Mas é exatamente através dessa minha conscientização maior das diferenças legítimas que existem entre nossa maneira de ser e de perceber, que descubro uma limitação no estilo do livro. Ele foi escrito um pouco demais do modo que meu marido prefere—seus pensamentos saem de maneira lógica, sucinta e concisa, quase sem desperdício de palavras. Como boa didata que é, ela ainda colocou um pequeno resumo no fim de cada capítulo. O meu lado lógico, que tento desenvolver sempre, consegue valorizar este aspecto. Mas não é isto que mais aprecio num livro. Eu gosto mesmo quando ele é permeado de histórias e ilustrações, de exemplos da vida real, que podem me emocionar e com os quais posso me relacionar.
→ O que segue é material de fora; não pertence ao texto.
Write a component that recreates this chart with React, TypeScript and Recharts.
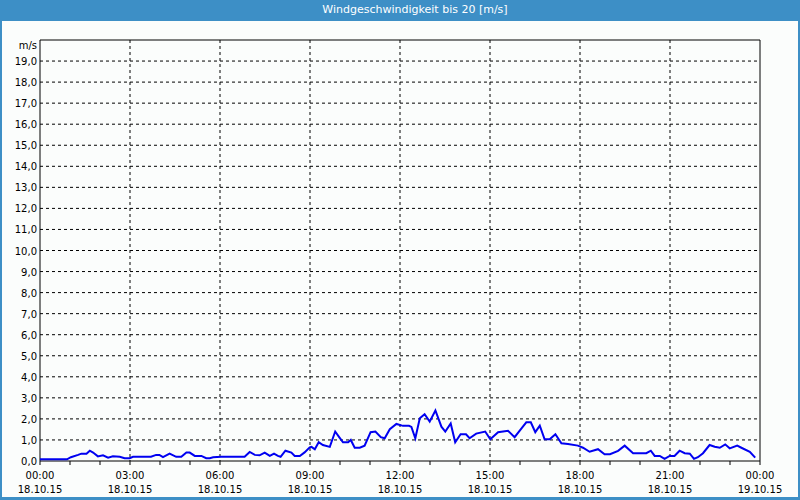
import { LineChart, Line, XAxis, YAxis, CartesianGrid, ReferenceArea } from "recharts";

// time of day in hours (0 = 18.10.15 00:00)
const hours = [
  0, 0.9, 1.03, 1.27, 1.38, 1.55, 1.66, 1.77, 1.93, 2.1, 2.27, 2.43, 2.66, 2.82, 2.99,
  3.1, 3.7, 3.87, 3.98, 4.1, 4.32, 4.54, 4.71, 4.88, 4.99, 5.16, 5.38, 5.54, 5.66, 5.77,
  6.04, 6.82, 6.99, 7.16, 7.32, 7.49, 7.66, 7.8, 7.93, 8.02, 8.18, 8.38, 8.49, 8.66, 8.82,
  8.99, 9.05, 9.16, 9.29, 9.43, 9.66, 9.84, 9.96, 10.1, 10.27, 10.36, 10.49, 10.66, 10.82,
  11.02, 11.18, 11.36, 11.49, 11.66, 11.88, 12.1, 12.3, 12.38, 12.51, 12.66, 12.82, 12.99,
  13.18, 13.38, 13.51, 13.69, 13.84, 14.02, 14.2, 14.32, 14.54, 14.84, 15.01, 15.27, 15.6,
  15.82, 16.07, 16.21, 16.36, 16.51, 16.66, 16.82, 16.99, 17.18, 17.38, 17.6, 17.93, 18.1,
  18.32, 18.6, 18.82, 19.0, 19.27, 19.49, 19.77, 20.21, 20.36, 20.49, 20.66, 20.82, 20.99,
  21.15, 21.32, 21.49, 21.66, 21.8, 21.93, 22.1, 22.32, 22.49, 22.66, 22.84, 22.99, 23.24,
  23.38, 23.66, 23.84,
];

// wind speed in m/s
const speed = [
  0.08, 0.08, 0.18, 0.29, 0.35, 0.35, 0.49, 0.4, 0.22, 0.27, 0.16, 0.22, 0.2, 0.13, 0.13,
  0.2, 0.2, 0.29, 0.29, 0.18, 0.35, 0.2, 0.2, 0.4, 0.4, 0.24, 0.24, 0.13, 0.13, 0.18,
  0.2, 0.2, 0.43, 0.29, 0.27, 0.4, 0.24, 0.35, 0.24, 0.2, 0.49, 0.4, 0.24, 0.24, 0.41,
  0.65, 0.67, 0.56, 0.89, 0.76, 0.67, 1.4, 1.16, 0.89, 0.89, 1.0, 0.63, 0.63, 0.73,
  1.37, 1.4, 1.13, 1.08, 1.51, 1.76, 1.67, 1.67, 1.62, 1.08, 2.03, 2.22, 1.87,
  2.4, 1.63, 1.4, 1.78, 0.89, 1.27, 1.27, 1.08, 1.3, 1.4, 1.03, 1.37, 1.44,
  1.13, 1.59, 1.84, 1.84, 1.37, 1.68, 1.03, 1.03, 1.27, 0.84, 0.81, 0.73, 0.63,
  0.44, 0.56, 0.32, 0.32, 0.48, 0.73, 0.37, 0.37, 0.49, 0.24, 0.24, 0.1, 0.24,
  0.24, 0.49, 0.37, 0.35, 0.1, 0.18, 0.37, 0.76, 0.68, 0.63, 0.79, 0.6, 0.73,
  0.63, 0.44, 0.16,
];

const xTicks = [0, 1, 2, 3, 4, 5, 6, 7, 8, 9, 10, 11, 12, 13, 14, 15, 16, 17, 18, 19, 20, 21, 22, 23, 24];
const gridHours = [3, 6, 9, 12, 15, 18, 21];
const timeLabels = ["00:00", "03:00", "06:00", "09:00", "12:00", "15:00", "18:00", "21:00", "00:00"];
const dateLabels = ["18.10.15", "18.10.15", "18.10.15", "18.10.15", "18.10.15", "18.10.15", "18.10.15", "18.10.15", "19.10.15"];
const yTicks = [0, 1, 2, 3, 4, 5, 6, 7, 8, 9, 10, 11, 12, 13, 14, 15, 16, 17, 18, 19, 20];
const gridSpeeds = [1, 2, 3, 4, 5, 6, 7, 8, 9, 10, 11, 12, 13, 14, 15, 16, 17, 18, 19];

const data = hours.map((h, i) => ({ h, v: speed[i] }));

const FONT = "'DejaVu Sans', Verdana, sans-serif";

function TimeTick(props: any) {
  const { x, y, payload } = props;
  if (payload.value % 3 !== 0) return null;
  const i = payload.value / 3;
  return (
    <g>
      <text x={x} y={y + 12} textAnchor="middle" fontSize={10} fontFamily={FONT} fill="#000">
        {timeLabels[i]}
      </text>
      <text x={x} y={y + 26} textAnchor="middle" fontSize={10} fontFamily={FONT} fill="#000">
        {dateLabels[i]}
      </text>
    </g>
  );
}

function SpeedTick(props: any) {
  const { x, y, payload } = props;
  const label = payload.value === 20 ? "m/s" : payload.value.toFixed(1).replace(".", ",");
  return (
    <text x={x} y={y + (payload.value === 20 ? 9 : 4)} textAnchor="end" fontSize={10} fontFamily={FONT} fill="#000">
      {label}
    </text>
  );
}

export default function App() {
  return (
    <div style={{ position: "absolute", left: 0, top: 0, width: 800, height: 500, background: "#3d8fc6" }}>
      <div
        style={{
          position: "absolute",
          left: 0,
          top: 0,
          width: 800,
          height: 20,
          lineHeight: "20px",
          color: "#fff",
          fontFamily: FONT,
          fontSize: 11,
          textAlign: "center",
          paddingLeft: 30,
          boxSizing: "border-box",
        }}
      >
        Windgeschwindigkeit bis 20 [m/s]
      </div>
      <div style={{ position: "absolute", left: 2, top: 21, width: 796, height: 476, background: "#fbfdfc" }} />
      <div style={{ position: "absolute", left: 0, top: 0 }}>
        <LineChart width={800} height={500} data={data} margin={{ top: 40, right: 40, bottom: 0, left: 0 }}>
          <CartesianGrid
            stroke="#000"
            strokeDasharray="3 3"
            horizontalValues={gridSpeeds}
            verticalValues={gridHours}
          />
          <XAxis
            dataKey="h"
            type="number"
            domain={[0, 24]}
            ticks={xTicks}
            interval={0}
            height={39}
            axisLine={false}
            tickLine={{ stroke: "#000" }}
            tickSize={4}
            tick={<TimeTick />}
          />
          <YAxis
            type="number"
            domain={[0, 20]}
            ticks={yTicks}
            interval={0}
            width={40}
            axisLine={false}
            tickLine={false}
            tickSize={3}
            tickMargin={0}
            tick={<SpeedTick />}
          />
          <Line
            type="linear"
            dataKey="v"
            stroke="#0000f0"
            strokeWidth={2}
            dot={false}
            isAnimationActive={false}
          />
          <ReferenceArea x1={0} x2={24} y1={0} y2={20} fill="none" stroke="#000" strokeWidth={1} ifOverflow="visible" />
        </LineChart>
      </div>
    </div>
  );
}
São estas que me atraem e prendem, e é através delas que me situo e aprendo. As ilustrações da Wanda são convincentes e relevantes; elas comovem, alertam, inspiram, … Mas são poucas, especialmente na primeira metade do livro e, infelizmente, num país onde ainda são poucas as senhoras evangélicas que apreciam a leitura, temo que muitas possam folhear as páginas e resolver adiar a absorção destes conceitos tão preciosos para uma futura ocasião. As ilustrações, portanto, poderiam ter sido mais abundantes, uma vez que as mulheres são o principal público-alvo.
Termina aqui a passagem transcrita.